## Information shown
:::

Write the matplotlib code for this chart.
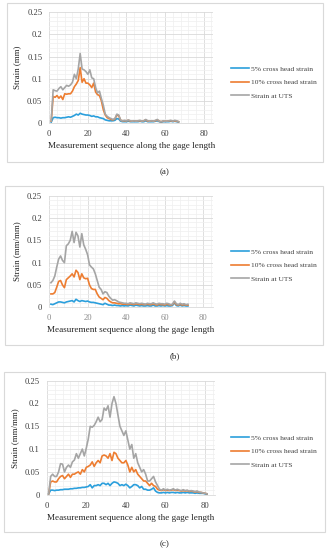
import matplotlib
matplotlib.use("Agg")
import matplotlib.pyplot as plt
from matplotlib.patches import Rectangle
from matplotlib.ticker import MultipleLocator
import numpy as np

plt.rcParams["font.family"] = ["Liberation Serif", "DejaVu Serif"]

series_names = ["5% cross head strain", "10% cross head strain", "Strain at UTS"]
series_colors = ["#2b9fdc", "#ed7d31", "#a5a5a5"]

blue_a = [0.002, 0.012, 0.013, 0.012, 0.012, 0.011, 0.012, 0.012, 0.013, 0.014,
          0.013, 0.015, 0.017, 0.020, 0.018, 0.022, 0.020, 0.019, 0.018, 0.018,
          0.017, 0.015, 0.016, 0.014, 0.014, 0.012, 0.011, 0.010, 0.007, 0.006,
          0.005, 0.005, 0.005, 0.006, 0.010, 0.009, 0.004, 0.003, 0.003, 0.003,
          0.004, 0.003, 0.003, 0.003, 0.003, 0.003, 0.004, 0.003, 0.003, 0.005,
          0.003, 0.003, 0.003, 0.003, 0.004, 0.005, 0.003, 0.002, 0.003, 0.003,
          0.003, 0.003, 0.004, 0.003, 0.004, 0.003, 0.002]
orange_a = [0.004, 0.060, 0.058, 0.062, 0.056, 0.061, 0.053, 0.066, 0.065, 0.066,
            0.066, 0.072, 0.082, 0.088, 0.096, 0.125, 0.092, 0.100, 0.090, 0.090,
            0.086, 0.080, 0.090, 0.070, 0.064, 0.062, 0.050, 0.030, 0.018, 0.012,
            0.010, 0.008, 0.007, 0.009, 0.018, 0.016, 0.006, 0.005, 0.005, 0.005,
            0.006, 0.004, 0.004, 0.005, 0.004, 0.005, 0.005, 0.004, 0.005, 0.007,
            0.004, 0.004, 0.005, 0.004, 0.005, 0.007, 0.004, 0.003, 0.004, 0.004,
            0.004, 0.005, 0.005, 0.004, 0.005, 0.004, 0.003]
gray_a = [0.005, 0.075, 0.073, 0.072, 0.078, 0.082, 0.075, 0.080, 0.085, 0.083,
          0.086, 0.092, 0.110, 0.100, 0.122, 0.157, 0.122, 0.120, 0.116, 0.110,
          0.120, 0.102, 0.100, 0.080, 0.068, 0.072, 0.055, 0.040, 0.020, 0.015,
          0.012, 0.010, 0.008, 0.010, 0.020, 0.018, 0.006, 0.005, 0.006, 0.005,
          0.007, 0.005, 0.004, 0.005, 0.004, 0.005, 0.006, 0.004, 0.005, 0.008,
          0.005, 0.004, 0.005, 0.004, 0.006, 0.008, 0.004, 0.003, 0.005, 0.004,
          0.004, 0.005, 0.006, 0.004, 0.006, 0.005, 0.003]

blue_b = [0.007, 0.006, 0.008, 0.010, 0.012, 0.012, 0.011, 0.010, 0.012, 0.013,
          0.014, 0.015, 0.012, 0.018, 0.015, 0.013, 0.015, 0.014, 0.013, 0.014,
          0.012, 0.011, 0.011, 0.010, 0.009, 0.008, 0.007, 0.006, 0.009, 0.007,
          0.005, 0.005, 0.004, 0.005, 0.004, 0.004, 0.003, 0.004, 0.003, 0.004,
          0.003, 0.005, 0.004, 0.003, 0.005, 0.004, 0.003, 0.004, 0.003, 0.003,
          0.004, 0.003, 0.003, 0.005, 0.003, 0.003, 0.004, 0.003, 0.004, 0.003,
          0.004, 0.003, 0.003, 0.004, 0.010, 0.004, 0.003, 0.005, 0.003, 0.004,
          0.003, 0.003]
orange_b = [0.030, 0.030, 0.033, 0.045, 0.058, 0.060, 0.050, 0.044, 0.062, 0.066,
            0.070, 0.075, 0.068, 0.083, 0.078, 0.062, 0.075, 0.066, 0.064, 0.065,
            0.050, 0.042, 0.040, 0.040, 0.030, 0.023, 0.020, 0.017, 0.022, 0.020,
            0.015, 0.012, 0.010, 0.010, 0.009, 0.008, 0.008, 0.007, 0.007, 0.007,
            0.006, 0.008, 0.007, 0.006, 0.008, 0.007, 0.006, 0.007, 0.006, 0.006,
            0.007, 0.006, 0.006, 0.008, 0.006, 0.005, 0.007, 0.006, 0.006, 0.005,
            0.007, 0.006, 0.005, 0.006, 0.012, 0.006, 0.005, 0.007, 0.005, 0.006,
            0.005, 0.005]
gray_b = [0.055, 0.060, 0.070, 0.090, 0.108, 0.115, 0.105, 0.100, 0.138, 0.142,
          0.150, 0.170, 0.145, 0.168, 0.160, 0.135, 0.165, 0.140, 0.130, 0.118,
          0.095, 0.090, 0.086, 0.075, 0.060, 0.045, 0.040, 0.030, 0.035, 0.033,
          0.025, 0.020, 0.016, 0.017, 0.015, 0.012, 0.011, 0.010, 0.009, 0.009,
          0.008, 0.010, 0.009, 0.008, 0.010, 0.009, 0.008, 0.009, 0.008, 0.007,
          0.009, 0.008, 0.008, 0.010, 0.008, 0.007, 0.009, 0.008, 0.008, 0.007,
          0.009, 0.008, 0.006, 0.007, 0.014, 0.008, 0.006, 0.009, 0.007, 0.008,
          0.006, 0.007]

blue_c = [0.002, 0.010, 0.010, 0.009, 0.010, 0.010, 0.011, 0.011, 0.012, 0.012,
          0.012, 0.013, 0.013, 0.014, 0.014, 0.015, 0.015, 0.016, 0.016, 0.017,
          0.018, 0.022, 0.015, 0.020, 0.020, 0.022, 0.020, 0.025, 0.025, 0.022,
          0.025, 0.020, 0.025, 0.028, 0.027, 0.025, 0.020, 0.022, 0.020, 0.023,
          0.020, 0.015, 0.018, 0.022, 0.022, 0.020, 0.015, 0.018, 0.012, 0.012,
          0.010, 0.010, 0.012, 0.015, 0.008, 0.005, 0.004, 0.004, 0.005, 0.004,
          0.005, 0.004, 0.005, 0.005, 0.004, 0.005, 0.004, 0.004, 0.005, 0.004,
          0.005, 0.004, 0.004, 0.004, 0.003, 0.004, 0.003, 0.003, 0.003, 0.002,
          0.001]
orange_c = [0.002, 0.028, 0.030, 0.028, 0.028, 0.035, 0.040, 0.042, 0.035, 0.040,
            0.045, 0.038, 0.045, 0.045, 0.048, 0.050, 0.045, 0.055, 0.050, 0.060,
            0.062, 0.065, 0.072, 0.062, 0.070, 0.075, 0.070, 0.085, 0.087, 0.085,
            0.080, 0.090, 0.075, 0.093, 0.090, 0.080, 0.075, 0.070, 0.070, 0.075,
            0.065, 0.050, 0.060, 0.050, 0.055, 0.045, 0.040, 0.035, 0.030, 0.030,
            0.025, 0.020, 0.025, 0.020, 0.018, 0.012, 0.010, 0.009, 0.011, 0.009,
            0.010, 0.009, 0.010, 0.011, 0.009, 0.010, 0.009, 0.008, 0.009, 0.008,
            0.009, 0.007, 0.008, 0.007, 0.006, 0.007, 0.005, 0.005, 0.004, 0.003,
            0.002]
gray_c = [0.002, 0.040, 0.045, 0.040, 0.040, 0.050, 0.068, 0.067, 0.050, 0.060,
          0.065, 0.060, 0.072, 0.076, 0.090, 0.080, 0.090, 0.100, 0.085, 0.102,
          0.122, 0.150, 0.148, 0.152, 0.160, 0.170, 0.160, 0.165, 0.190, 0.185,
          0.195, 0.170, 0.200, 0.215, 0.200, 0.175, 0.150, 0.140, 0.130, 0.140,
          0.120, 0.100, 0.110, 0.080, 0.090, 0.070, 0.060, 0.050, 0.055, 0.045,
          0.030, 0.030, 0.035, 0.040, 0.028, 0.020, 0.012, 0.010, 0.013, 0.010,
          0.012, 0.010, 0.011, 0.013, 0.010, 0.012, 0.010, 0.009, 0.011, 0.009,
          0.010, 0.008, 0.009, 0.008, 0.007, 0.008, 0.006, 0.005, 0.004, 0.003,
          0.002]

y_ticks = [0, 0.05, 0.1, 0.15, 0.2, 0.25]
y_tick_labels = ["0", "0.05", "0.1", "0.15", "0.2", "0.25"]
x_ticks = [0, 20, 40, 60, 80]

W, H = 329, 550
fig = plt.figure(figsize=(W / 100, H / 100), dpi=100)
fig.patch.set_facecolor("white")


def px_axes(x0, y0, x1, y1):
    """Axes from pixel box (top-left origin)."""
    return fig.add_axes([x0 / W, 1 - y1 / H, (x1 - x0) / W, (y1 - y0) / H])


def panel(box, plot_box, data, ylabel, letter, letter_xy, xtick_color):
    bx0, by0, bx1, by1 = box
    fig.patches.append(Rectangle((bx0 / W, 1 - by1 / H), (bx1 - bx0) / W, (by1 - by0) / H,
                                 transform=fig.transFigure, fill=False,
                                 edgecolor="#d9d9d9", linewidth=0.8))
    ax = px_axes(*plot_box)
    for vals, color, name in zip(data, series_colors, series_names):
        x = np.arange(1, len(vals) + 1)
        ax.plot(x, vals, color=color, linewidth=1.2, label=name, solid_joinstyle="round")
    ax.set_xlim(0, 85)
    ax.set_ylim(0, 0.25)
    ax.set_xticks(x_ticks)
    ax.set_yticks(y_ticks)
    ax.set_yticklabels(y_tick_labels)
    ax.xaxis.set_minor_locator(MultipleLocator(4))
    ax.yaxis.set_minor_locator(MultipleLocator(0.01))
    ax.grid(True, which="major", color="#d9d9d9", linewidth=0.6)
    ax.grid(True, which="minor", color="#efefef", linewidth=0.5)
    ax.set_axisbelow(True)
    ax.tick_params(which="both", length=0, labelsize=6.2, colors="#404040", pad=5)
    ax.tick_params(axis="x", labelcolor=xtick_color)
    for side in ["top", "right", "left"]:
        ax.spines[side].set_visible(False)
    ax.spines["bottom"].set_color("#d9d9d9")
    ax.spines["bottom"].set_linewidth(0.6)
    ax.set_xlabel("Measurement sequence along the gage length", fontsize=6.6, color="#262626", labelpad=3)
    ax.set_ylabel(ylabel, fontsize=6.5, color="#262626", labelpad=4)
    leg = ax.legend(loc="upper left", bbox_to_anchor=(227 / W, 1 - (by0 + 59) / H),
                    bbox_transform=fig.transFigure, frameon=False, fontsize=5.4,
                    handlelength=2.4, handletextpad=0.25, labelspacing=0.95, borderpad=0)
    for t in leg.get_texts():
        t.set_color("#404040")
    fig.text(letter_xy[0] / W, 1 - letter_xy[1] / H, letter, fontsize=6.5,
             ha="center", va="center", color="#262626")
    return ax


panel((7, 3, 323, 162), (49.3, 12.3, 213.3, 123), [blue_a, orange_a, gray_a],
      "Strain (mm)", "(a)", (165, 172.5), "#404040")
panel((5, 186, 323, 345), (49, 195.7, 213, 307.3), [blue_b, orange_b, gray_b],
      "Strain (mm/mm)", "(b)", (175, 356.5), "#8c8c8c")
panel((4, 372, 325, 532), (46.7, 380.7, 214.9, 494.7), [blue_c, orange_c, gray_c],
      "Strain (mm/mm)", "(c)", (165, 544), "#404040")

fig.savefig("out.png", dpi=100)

:::

## Exercise aim
Write out exactly the lines between the start of the data and the line with "import numpy as np", including both, but none of the pictures.

## Solution to the exercise
Write the matplotlib code for this chart.
import matplotlib
matplotlib.use("Agg")
import matplotlib.pyplot as plt
from matplotlib.patches import Rectangle
from matplotlib.ticker import MultipleLocator
import numpy as np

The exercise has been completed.